* **THE INPUT**
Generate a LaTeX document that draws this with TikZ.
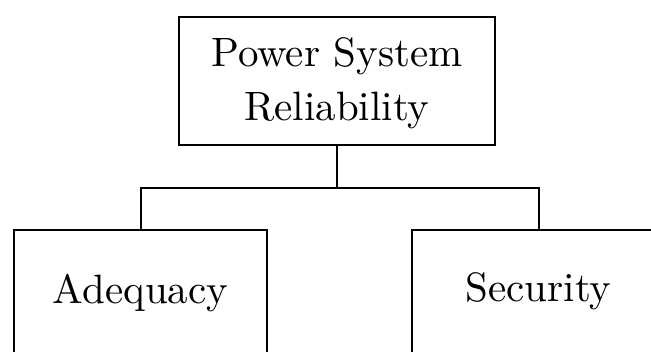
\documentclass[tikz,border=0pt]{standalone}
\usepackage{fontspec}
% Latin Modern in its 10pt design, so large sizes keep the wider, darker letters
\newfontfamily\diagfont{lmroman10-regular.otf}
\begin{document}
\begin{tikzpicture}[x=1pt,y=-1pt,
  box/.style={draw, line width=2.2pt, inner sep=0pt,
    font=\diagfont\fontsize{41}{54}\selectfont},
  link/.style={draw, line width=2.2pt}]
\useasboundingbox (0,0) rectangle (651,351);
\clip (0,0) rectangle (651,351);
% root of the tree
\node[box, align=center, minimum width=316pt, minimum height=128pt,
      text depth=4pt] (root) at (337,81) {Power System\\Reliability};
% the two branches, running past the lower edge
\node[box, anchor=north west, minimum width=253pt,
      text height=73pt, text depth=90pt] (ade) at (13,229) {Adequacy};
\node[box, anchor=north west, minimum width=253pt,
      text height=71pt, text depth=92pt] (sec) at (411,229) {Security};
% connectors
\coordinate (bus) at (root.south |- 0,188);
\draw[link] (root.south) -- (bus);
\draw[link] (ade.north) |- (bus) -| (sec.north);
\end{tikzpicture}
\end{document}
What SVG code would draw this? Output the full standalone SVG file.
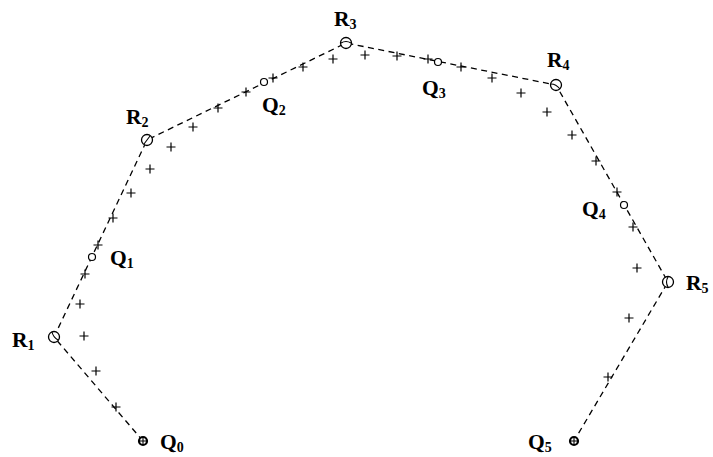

==

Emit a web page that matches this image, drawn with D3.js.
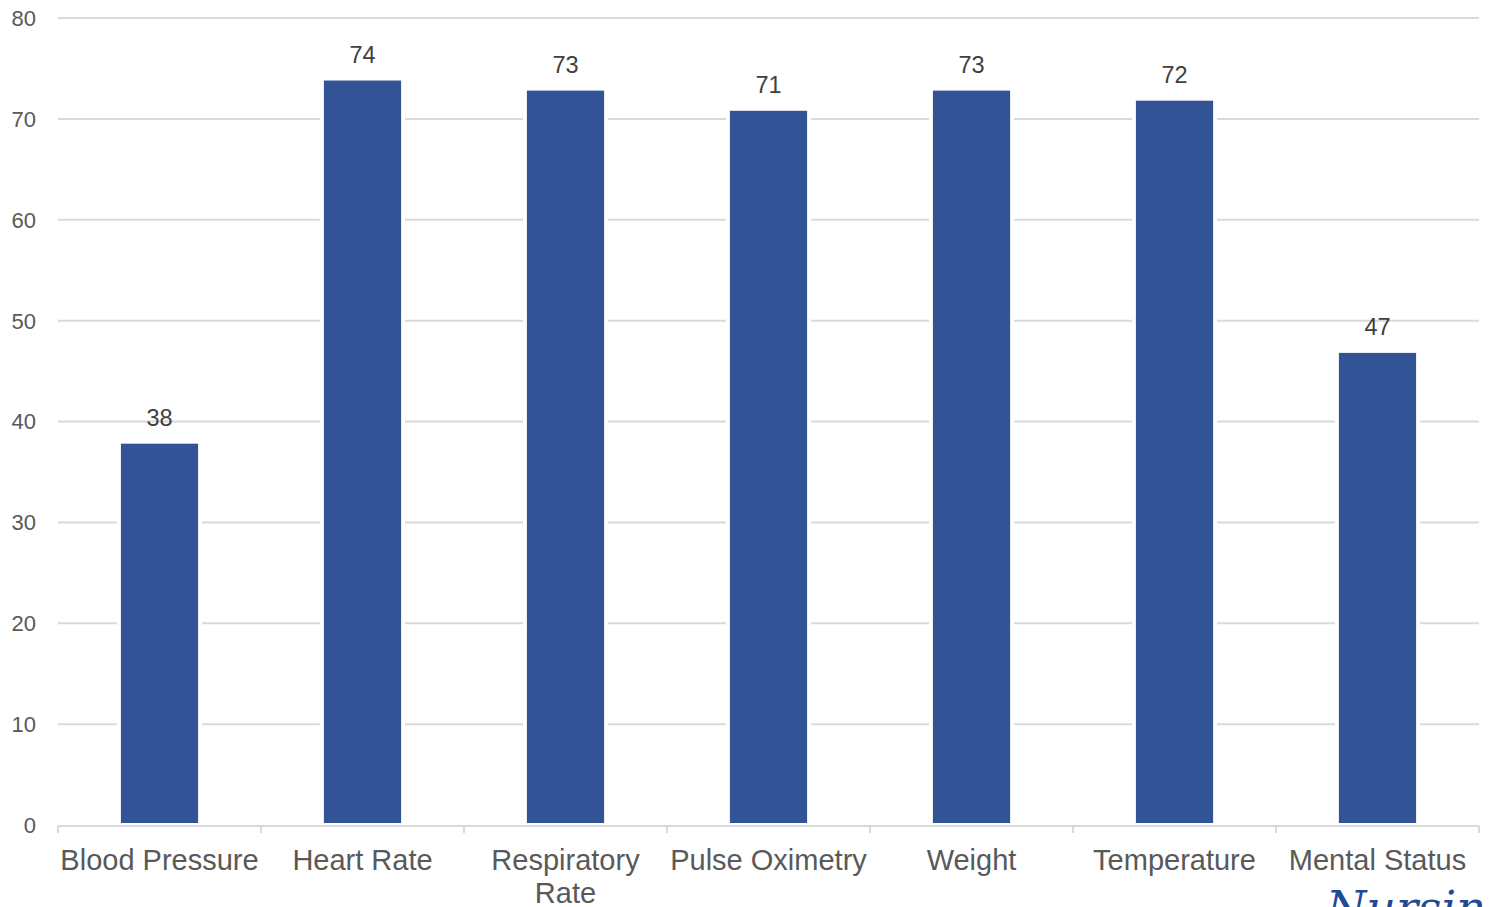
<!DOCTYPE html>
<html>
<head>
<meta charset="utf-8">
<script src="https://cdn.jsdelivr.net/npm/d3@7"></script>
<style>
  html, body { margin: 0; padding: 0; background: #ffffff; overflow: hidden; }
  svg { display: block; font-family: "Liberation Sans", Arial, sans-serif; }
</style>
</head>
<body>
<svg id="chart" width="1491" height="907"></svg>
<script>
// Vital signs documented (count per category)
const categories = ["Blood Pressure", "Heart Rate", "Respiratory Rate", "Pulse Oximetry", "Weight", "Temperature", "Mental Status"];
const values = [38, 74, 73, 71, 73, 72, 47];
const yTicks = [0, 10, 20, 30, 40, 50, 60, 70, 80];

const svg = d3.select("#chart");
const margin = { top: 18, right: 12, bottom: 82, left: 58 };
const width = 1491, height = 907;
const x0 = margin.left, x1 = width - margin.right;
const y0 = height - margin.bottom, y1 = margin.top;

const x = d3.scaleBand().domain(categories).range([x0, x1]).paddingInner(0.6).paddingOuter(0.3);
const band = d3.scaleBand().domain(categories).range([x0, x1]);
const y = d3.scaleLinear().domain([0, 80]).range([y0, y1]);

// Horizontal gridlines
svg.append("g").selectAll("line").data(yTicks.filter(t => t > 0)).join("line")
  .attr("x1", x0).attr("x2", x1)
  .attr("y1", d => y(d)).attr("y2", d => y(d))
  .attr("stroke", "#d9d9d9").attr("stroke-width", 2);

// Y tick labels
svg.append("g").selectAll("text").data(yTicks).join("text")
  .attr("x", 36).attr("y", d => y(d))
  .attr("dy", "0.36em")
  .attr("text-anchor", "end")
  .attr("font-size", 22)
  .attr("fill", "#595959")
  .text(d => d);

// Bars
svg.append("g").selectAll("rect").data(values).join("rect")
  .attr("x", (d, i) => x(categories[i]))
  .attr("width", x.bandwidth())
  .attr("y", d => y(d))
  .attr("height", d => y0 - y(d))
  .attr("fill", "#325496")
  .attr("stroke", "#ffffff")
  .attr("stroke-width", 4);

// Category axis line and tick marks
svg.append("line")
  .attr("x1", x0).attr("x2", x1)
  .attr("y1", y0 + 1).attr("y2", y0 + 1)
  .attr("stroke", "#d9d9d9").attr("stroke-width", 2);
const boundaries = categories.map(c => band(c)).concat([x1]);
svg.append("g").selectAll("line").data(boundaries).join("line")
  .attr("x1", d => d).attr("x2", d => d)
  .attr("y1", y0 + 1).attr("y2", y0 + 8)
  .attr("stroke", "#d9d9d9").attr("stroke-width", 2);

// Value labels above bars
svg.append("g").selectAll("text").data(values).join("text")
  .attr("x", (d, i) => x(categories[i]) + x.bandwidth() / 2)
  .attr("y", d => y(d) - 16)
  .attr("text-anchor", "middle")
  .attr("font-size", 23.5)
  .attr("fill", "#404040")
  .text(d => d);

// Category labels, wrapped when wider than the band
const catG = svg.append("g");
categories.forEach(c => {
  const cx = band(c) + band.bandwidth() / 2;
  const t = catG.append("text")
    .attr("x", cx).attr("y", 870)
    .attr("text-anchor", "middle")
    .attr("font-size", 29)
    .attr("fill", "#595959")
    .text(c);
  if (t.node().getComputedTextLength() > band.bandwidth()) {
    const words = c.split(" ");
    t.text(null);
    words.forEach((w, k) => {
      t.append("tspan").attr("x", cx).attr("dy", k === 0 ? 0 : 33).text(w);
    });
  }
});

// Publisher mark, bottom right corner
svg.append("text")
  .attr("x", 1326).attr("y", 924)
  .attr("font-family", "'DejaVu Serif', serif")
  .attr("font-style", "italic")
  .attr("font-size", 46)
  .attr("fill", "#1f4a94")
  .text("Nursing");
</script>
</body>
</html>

* **EXERCISE OBJECTIVE**
Using the data above, print only the lines starting at the one with "Emit a web page" and ending at the one with "const y0 = height", exactly as they stand, minus the pictures.

* **ANSWER IN FULL**
Emit a web page that matches this image, drawn with D3.js.
<!DOCTYPE html>
<html>
<head>
<meta charset="utf-8">
<script src="https://cdn.jsdelivr.net/npm/d3@7"></script>
<style>
  html, body { margin: 0; padding: 0; background: #ffffff; overflow: hidden; }
  svg { display: block; font-family: "Liberation Sans", Arial, sans-serif; }
</style>
</head>
<body>
<svg id="chart" width="1491" height="907"></svg>
<script>
// Vital signs documented (count per category)
const categories = ["Blood Pressure", "Heart Rate", "Respiratory Rate", "Pulse Oximetry", "Weight", "Temperature", "Mental Status"];
const values = [38, 74, 73, 71, 73, 72, 47];
const yTicks = [0, 10, 20, 30, 40, 50, 60, 70, 80];

const svg = d3.select("#chart");
const margin = { top: 18, right: 12, bottom: 82, left: 58 };
const width = 1491, height = 907;
const x0 = margin.left, x1 = width - margin.right;
const y0 = height - margin.bottom, y1 = margin.top;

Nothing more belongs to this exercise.